_Stated task_:
Your task is to print the material below exactly as presented.

_Stored data_:
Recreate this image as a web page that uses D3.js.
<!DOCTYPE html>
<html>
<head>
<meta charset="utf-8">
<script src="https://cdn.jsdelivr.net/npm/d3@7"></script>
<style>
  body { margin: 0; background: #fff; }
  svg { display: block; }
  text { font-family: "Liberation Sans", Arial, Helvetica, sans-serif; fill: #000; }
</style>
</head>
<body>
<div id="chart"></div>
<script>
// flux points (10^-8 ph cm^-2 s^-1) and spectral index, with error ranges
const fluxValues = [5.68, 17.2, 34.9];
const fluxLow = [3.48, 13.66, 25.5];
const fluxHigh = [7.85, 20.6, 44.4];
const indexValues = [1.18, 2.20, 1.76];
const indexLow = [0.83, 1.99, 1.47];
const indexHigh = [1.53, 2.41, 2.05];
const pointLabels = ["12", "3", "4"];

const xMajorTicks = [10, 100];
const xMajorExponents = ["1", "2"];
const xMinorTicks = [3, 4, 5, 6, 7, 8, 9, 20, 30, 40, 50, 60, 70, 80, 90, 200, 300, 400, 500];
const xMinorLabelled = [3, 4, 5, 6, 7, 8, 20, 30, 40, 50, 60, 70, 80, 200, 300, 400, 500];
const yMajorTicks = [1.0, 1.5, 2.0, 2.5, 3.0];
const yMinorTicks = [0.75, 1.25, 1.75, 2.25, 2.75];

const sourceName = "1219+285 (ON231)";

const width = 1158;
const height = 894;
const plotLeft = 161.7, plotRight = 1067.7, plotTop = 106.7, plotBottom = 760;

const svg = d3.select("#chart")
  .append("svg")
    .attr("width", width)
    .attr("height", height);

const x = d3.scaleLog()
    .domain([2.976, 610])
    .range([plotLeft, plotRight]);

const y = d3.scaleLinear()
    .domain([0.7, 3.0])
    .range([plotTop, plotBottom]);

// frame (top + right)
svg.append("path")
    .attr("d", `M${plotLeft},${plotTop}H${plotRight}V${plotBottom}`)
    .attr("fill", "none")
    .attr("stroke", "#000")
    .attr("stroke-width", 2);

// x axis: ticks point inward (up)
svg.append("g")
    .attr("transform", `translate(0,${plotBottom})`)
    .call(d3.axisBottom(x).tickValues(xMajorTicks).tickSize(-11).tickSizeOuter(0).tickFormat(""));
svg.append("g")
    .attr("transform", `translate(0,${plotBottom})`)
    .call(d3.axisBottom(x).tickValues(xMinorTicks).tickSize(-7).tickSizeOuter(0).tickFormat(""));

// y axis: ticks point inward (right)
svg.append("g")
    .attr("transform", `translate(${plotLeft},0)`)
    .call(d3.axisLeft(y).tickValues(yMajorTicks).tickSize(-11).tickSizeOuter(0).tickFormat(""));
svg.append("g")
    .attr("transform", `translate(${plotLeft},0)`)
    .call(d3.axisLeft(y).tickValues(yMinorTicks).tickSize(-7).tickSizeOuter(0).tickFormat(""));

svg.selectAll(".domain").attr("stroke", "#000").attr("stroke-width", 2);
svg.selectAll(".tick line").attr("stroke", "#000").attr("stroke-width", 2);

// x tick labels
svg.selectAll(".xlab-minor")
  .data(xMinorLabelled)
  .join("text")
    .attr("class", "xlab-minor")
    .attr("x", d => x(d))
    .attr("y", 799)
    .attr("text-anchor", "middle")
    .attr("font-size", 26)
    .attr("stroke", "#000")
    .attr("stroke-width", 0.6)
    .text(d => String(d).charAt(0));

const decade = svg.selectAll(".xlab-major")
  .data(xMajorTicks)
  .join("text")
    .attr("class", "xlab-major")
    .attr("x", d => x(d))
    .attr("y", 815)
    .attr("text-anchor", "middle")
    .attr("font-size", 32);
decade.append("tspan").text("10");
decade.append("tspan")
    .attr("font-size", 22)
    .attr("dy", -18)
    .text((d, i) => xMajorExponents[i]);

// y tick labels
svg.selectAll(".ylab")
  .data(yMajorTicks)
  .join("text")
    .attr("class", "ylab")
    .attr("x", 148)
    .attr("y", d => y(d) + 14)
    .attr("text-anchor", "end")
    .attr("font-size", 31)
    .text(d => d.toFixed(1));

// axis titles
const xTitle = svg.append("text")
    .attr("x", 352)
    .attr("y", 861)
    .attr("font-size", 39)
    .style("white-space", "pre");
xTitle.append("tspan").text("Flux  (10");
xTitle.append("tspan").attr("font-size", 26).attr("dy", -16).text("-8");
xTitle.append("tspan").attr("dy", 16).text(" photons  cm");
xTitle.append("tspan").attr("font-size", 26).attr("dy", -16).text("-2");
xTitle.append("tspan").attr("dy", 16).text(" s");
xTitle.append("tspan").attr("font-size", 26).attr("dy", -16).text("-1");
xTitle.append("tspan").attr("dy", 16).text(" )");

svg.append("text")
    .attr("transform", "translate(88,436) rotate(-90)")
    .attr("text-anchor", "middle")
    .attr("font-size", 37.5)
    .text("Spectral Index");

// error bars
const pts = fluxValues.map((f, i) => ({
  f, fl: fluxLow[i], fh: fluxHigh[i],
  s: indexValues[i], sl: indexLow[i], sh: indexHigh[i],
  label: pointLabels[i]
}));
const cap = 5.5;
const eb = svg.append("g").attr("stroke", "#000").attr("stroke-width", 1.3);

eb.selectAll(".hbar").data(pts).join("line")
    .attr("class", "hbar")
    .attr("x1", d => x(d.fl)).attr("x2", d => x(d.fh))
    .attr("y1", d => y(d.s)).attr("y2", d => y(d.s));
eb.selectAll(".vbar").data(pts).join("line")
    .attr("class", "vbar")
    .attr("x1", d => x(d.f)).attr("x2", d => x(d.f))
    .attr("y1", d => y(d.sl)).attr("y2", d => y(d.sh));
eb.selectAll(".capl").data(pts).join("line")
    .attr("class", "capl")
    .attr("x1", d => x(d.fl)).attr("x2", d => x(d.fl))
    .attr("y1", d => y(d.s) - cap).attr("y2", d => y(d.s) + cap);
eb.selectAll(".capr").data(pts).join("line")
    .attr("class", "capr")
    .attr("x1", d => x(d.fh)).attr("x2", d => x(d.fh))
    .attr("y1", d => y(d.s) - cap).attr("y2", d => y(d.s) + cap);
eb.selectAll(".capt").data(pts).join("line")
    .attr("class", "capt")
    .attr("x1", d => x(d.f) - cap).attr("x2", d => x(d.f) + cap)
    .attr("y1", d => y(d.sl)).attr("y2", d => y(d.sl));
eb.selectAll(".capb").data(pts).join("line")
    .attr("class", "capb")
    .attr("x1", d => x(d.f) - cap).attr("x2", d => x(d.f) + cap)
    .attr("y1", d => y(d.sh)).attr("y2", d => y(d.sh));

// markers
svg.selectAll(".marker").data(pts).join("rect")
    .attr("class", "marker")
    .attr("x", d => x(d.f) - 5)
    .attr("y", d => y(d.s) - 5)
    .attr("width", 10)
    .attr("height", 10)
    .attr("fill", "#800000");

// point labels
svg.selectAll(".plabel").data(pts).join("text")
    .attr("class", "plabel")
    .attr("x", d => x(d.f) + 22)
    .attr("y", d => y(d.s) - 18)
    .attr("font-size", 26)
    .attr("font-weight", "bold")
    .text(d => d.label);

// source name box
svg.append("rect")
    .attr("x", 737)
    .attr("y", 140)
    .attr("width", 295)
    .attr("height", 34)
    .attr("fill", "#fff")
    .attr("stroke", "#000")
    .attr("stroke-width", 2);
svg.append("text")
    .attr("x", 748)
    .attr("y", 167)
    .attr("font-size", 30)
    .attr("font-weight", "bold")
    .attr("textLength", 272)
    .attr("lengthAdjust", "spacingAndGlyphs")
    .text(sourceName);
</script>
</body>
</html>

_Output for this exercise_:
Recreate this image as a web page that uses D3.js.
<!DOCTYPE html>
<html>
<head>
<meta charset="utf-8">
<script src="https://cdn.jsdelivr.net/npm/d3@7"></script>
<style>
  body { margin: 0; background: #fff; }
  svg { display: block; }
  text { font-family: "Liberation Sans", Arial, Helvetica, sans-serif; fill: #000; }
</style>
</head>
<body>
<div id="chart"></div>
<script>
// flux points (10^-8 ph cm^-2 s^-1) and spectral index, with error ranges
const fluxValues = [5.68, 17.2, 34.9];
const fluxLow = [3.48, 13.66, 25.5];
const fluxHigh = [7.85, 20.6, 44.4];
const indexValues = [1.18, 2.20, 1.76];
const indexLow = [0.83, 1.99, 1.47];
const indexHigh = [1.53, 2.41, 2.05];
const pointLabels = ["12", "3", "4"];

const xMajorTicks = [10, 100];
const xMajorExponents = ["1", "2"];
const xMinorTicks = [3, 4, 5, 6, 7, 8, 9, 20, 30, 40, 50, 60, 70, 80, 90, 200, 300, 400, 500];
const xMinorLabelled = [3, 4, 5, 6, 7, 8, 20, 30, 40, 50, 60, 70, 80, 200, 300, 400, 500];
const yMajorTicks = [1.0, 1.5, 2.0, 2.5, 3.0];
const yMinorTicks = [0.75, 1.25, 1.75, 2.25, 2.75];

const sourceName = "1219+285 (ON231)";

const width = 1158;
const height = 894;
const plotLeft = 161.7, plotRight = 1067.7, plotTop = 106.7, plotBottom = 760;

const svg = d3.select("#chart")
  .append("svg")
    .attr("width", width)
    .attr("height", height);

const x = d3.scaleLog()
    .domain([2.976, 610])
    .range([plotLeft, plotRight]);

const y = d3.scaleLinear()
    .domain([0.7, 3.0])
    .range([plotTop, plotBottom]);

// frame (top + right)
svg.append("path")
    .attr("d", `M${plotLeft},${plotTop}H${plotRight}V${plotBottom}`)
    .attr("fill", "none")
    .attr("stroke", "#000")
    .attr("stroke-width", 2);

// x axis: ticks point inward (up)
svg.append("g")
    .attr("transform", `translate(0,${plotBottom})`)
    .call(d3.axisBottom(x).tickValues(xMajorTicks).tickSize(-11).tickSizeOuter(0).tickFormat(""));
svg.append("g")
    .attr("transform", `translate(0,${plotBottom})`)
    .call(d3.axisBottom(x).tickValues(xMinorTicks).tickSize(-7).tickSizeOuter(0).tickFormat(""));

// y axis: ticks point inward (right)
svg.append("g")
    .attr("transform", `translate(${plotLeft},0)`)
    .call(d3.axisLeft(y).tickValues(yMajorTicks).tickSize(-11).tickSizeOuter(0).tickFormat(""));
svg.append("g")
    .attr("transform", `translate(${plotLeft},0)`)
    .call(d3.axisLeft(y).tickValues(yMinorTicks).tickSize(-7).tickSizeOuter(0).tickFormat(""));

svg.selectAll(".domain").attr("stroke", "#000").attr("stroke-width", 2);
svg.selectAll(".tick line").attr("stroke", "#000").attr("stroke-width", 2);

// x tick labels
svg.selectAll(".xlab-minor")
  .data(xMinorLabelled)
  .join("text")
    .attr("class", "xlab-minor")
    .attr("x", d => x(d))
    .attr("y", 799)
    .attr("text-anchor", "middle")
    .attr("font-size", 26)
    .attr("stroke", "#000")
    .attr("stroke-width", 0.6)
    .text(d => String(d).charAt(0));

const decade = svg.selectAll(".xlab-major")
  .data(xMajorTicks)
  .join("text")
    .attr("class", "xlab-major")
    .attr("x", d => x(d))
    .attr("y", 815)
    .attr("text-anchor", "middle")
    .attr("font-size", 32);
decade.append("tspan").text("10");
decade.append("tspan")
    .attr("font-size", 22)
    .attr("dy", -18)
    .text((d, i) => xMajorExponents[i]);

// y tick labels
svg.selectAll(".ylab")
  .data(yMajorTicks)
  .join("text")
    .attr("class", "ylab")
    .attr("x", 148)
    .attr("y", d => y(d) + 14)
    .attr("text-anchor", "end")
    .attr("font-size", 31)
    .text(d => d.toFixed(1));

// axis titles
const xTitle = svg.append("text")
    .attr("x", 352)
    .attr("y", 861)
    .attr("font-size", 39)
    .style("white-space", "pre");
xTitle.append("tspan").text("Flux  (10");
xTitle.append("tspan").attr("font-size", 26).attr("dy", -16).text("-8");
xTitle.append("tspan").attr("dy", 16).text(" photons  cm");
xTitle.append("tspan").attr("font-size", 26).attr("dy", -16).text("-2");
xTitle.append("tspan").attr("dy", 16).text(" s");
xTitle.append("tspan").attr("font-size", 26).attr("dy", -16).text("-1");
xTitle.append("tspan").attr("dy", 16).text(" )");

svg.append("text")
    .attr("transform", "translate(88,436) rotate(-90)")
    .attr("text-anchor", "middle")
    .attr("font-size", 37.5)
    .text("Spectral Index");

// error bars
const pts = fluxValues.map((f, i) => ({
  f, fl: fluxLow[i], fh: fluxHigh[i],
  s: indexValues[i], sl: indexLow[i], sh: indexHigh[i],
  label: pointLabels[i]
}));
const cap = 5.5;
const eb = svg.append("g").attr("stroke", "#000").attr("stroke-width", 1.3);

eb.selectAll(".hbar").data(pts).join("line")
    .attr("class", "hbar")
    .attr("x1", d => x(d.fl)).attr("x2", d => x(d.fh))
    .attr("y1", d => y(d.s)).attr("y2", d => y(d.s));
eb.selectAll(".vbar").data(pts).join("line")
    .attr("class", "vbar")
    .attr("x1", d => x(d.f)).attr("x2", d => x(d.f))
    .attr("y1", d => y(d.sl)).attr("y2", d => y(d.sh));
eb.selectAll(".capl").data(pts).join("line")
    .attr("class", "capl")
    .attr("x1", d => x(d.fl)).attr("x2", d => x(d.fl))
    .attr("y1", d => y(d.s) - cap).attr("y2", d => y(d.s) + cap);
eb.selectAll(".capr").data(pts).join("line")
    .attr("class", "capr")
    .attr("x1", d => x(d.fh)).attr("x2", d => x(d.fh))
    .attr("y1", d => y(d.s) - cap).attr("y2", d => y(d.s) + cap);
eb.selectAll(".capt").data(pts).join("line")
    .attr("class", "capt")
    .attr("x1", d => x(d.f) - cap).attr("x2", d => x(d.f) + cap)
    .attr("y1", d => y(d.sl)).attr("y2", d => y(d.sl));
eb.selectAll(".capb").data(pts).join("line")
    .attr("class", "capb")
    .attr("x1", d => x(d.f) - cap).attr("x2", d => x(d.f) + cap)
    .attr("y1", d => y(d.sh)).attr("y2", d => y(d.sh));

// markers
svg.selectAll(".marker").data(pts).join("rect")
    .attr("class", "marker")
    .attr("x", d => x(d.f) - 5)
    .attr("y", d => y(d.s) - 5)
    .attr("width", 10)
    .attr("height", 10)
    .attr("fill", "#800000");

// point labels
svg.selectAll(".plabel").data(pts).join("text")
    .attr("class", "plabel")
    .attr("x", d => x(d.f) + 22)
    .attr("y", d => y(d.s) - 18)
    .attr("font-size", 26)
    .attr("font-weight", "bold")
    .text(d => d.label);

// source name box
svg.append("rect")
    .attr("x", 737)
    .attr("y", 140)
    .attr("width", 295)
    .attr("height", 34)
    .attr("fill", "#fff")
    .attr("stroke", "#000")
    .attr("stroke-width", 2);
svg.append("text")
    .attr("x", 748)
    .attr("y", 167)
    .attr("font-size", 30)
    .attr("font-weight", "bold")
    .attr("textLength", 272)
    .attr("lengthAdjust", "spacingAndGlyphs")
    .text(sourceName);
</script>
</body>
</html>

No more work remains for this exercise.